* **Objective**: Copy exactly the lines from the beginning of the data down to and including the line holding "const LABEL_X = 4.35;", without any pictures.

* **Data block**:
## begin

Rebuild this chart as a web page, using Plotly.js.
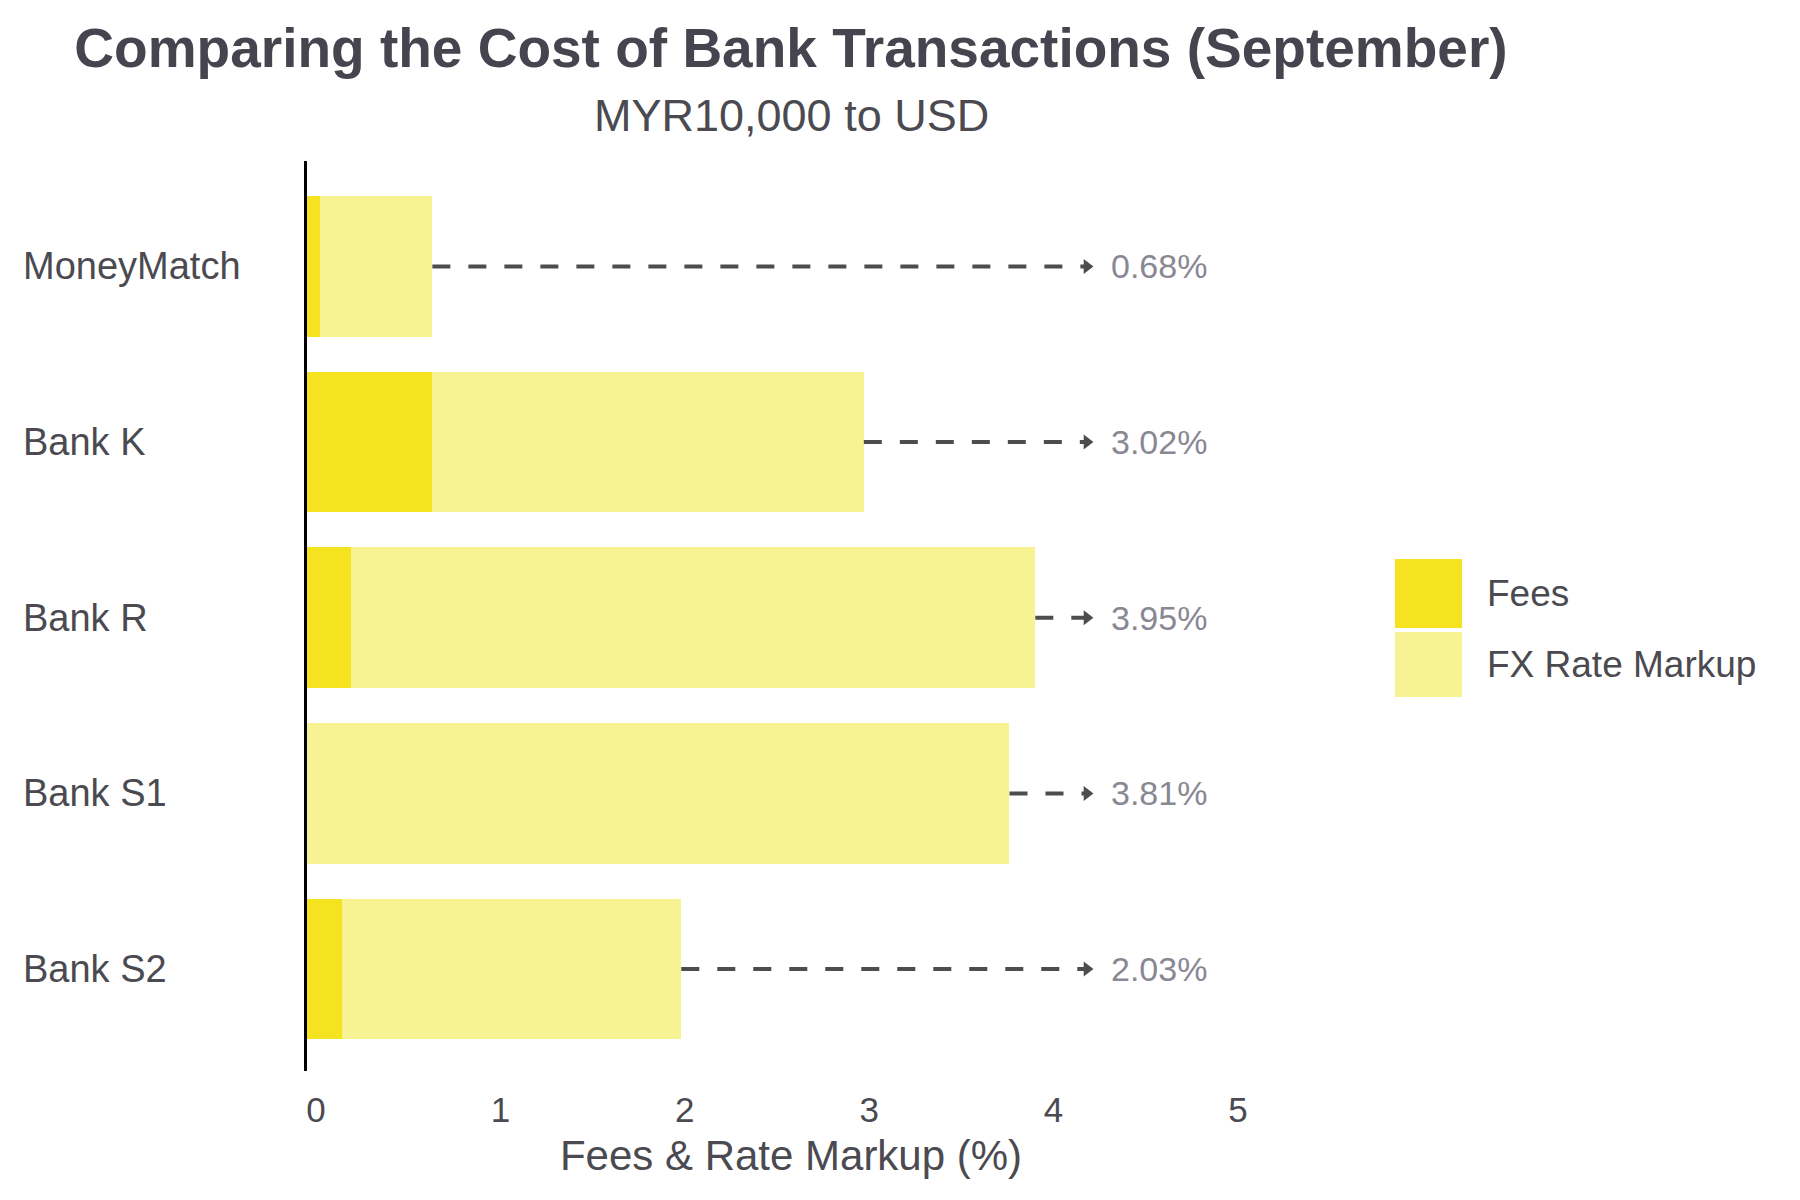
<!DOCTYPE html>
<html>
<head>
<meta charset="utf-8">
<script src="https://cdn.plot.ly/plotly-3.0.1.min.js"></script>
<style>
  body { margin: 0; background: #fff; }
  #chart { width: 1800px; height: 1200px; }
</style>
</head>
<body>
<div id="chart"></div>
<script>
// --- data ---
const banks = ['MoneyMatch', 'Bank K', 'Bank R', 'Bank S1', 'Bank S2'];
const fees = [0.07, 0.68, 0.24, 0.00, 0.19];
const markup = [0.61, 2.34, 3.71, 3.81, 1.84];
const totals = [0.68, 3.02, 3.95, 3.81, 2.03];
const seriesNames = ['Fees', 'FX Rate Markup'];
const seriesColors = ['#F5E31F', '#F7F292'];
const xTicks = [0, 1, 2, 3, 4, 5];

const ARROW_END = 4.23;
const LABEL_X = 4.35;

// plot area in pixels (used to place legend / subtitle in paper units)
const M = { l: 307, r: 525, t: 161, b: 129 };
const W = 1800, H = 1200;
const PW = W - M.l - M.r, PH = H - M.t - M.b;
const px = x => (x - M.l) / PW;
const py = y => (H - M.b - y) / PH;

const FONT = 'Liberation Sans, Arial, sans-serif';

// stacked bars
const traces = [
    {
        type: 'bar', orientation: 'h', name: seriesNames[0],
        y: banks, x: fees, width: 0.8,
        marker: { color: seriesColors[0], line: { width: 0 } },
        showlegend: false, hoverinfo: 'skip'
    },
    {
        type: 'bar', orientation: 'h', name: seriesNames[1],
        y: banks, x: markup, width: 0.8,
        marker: { color: seriesColors[1], line: { width: 0 } },
        showlegend: false, hoverinfo: 'skip'
    }
];

// dashed leaders from bar end to arrow
banks.forEach((b, i) => {
    traces.push({
        type: 'scatter', mode: 'lines',
        x: [totals[i], ARROW_END], y: [b, b],
        line: { color: '#4d4d4d', width: 4, dash: '18px,18px' },
        showlegend: false, hoverinfo: 'skip'
    });
});
traces.push({
    type: 'scatter', mode: 'markers',
    x: banks.map(() => ARROW_END), y: banks,
    marker: { symbol: 'triangle-right', size: 13, color: '#4d4d4d' },
    showlegend: false, hoverinfo: 'skip'
});

const annotations = [];

// category labels, left aligned
banks.forEach(b => {
    annotations.push({
        xref: 'paper', yref: 'y', x: px(21), y: b,
        xanchor: 'left', yanchor: 'middle', showarrow: false,
        text: b, font: { family: FONT, size: 38, color: '#4a4a50' }
    });
});

// value labels
banks.forEach((b, i) => {
    annotations.push({
        xref: 'x', yref: 'y', x: LABEL_X, y: b,
        xanchor: 'left', yanchor: 'middle', showarrow: false,
        text: totals[i].toFixed(2) + '%',
        font: { family: FONT, size: 34, color: '#888893' }
    });
});

// subtitle
annotations.push({
    xref: 'paper', yref: 'paper', x: px(791), y: py(116),
    xanchor: 'center', yanchor: 'middle', showarrow: false,
    text: 'MYR10,000 to USD', font: { family: FONT, size: 45, color: '#4a4a50' }
});

// legend (drawn by hand, keys are large squares)
const shapes = [];
const keyTop = [559, 632], keyBot = [628, 697];
seriesNames.forEach((n, i) => {
    shapes.push({
        type: 'rect', xref: 'paper', yref: 'paper',
        x0: px(1395), x1: px(1462), y0: py(keyBot[i]), y1: py(keyTop[i]),
        fillcolor: seriesColors[i], line: { width: 0 }
    });
    annotations.push({
        xref: 'paper', yref: 'paper', x: px(1485), y: py((keyTop[i] + keyBot[i]) / 2),
        xanchor: 'left', yanchor: 'middle', showarrow: false,
        text: n, font: { family: FONT, size: 37, color: '#4a4a50' }
    });
});

const layout = {
    width: W, height: H,
    margin: M,
    paper_bgcolor: '#fff', plot_bgcolor: '#fff',
    font: { family: FONT, color: '#4a4a50' },
    barmode: 'stack',
    title: {
        text: 'Comparing the Cost of Bank Transactions (September)',
        x: 791 / W, xref: 'container', xanchor: 'center',
        y: 1 - 48 / H, yref: 'container', yanchor: 'middle',
        font: { family: FONT, size: 55, weight: 700, color: '#45454f' }
    },
    xaxis: {
        range: [0, 5.25], tickvals: xTicks, ticktext: xTicks.map(String),
        showgrid: false, zeroline: false, showline: false, ticks: '',
        ticklabelshift: 9, ticklabelstandoff: 15,
        tickfont: { family: FONT, size: 35, color: '#4a4a50' },
        title: { text: 'Fees & Rate Markup (%)', standoff: 12,
                 font: { family: FONT, size: 42, color: '#4a4a50' } }
    },
    yaxis: {
        type: 'category', categoryarray: banks, categoryorder: 'array',
        range: [4.58, -0.6], autorange: false,
        showticklabels: false, showgrid: false, zeroline: false,
        showline: true, linecolor: '#000', linewidth: 3.5, ticks: ''
    },
    showlegend: false,
    shapes: shapes,
    annotations: annotations
};

Plotly.newPlot('chart', traces, layout, { staticPlot: true, displayModeBar: false });
</script>
</body>
</html>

## end

* **Complete response**:
Rebuild this chart as a web page, using Plotly.js.
<!DOCTYPE html>
<html>
<head>
<meta charset="utf-8">
<script src="https://cdn.plot.ly/plotly-3.0.1.min.js"></script>
<style>
  body { margin: 0; background: #fff; }
  #chart { width: 1800px; height: 1200px; }
</style>
</head>
<body>
<div id="chart"></div>
<script>
// --- data ---
const banks = ['MoneyMatch', 'Bank K', 'Bank R', 'Bank S1', 'Bank S2'];
const fees = [0.07, 0.68, 0.24, 0.00, 0.19];
const markup = [0.61, 2.34, 3.71, 3.81, 1.84];
const totals = [0.68, 3.02, 3.95, 3.81, 2.03];
const seriesNames = ['Fees', 'FX Rate Markup'];
const seriesColors = ['#F5E31F', '#F7F292'];
const xTicks = [0, 1, 2, 3, 4, 5];

const ARROW_END = 4.23;
const LABEL_X = 4.35;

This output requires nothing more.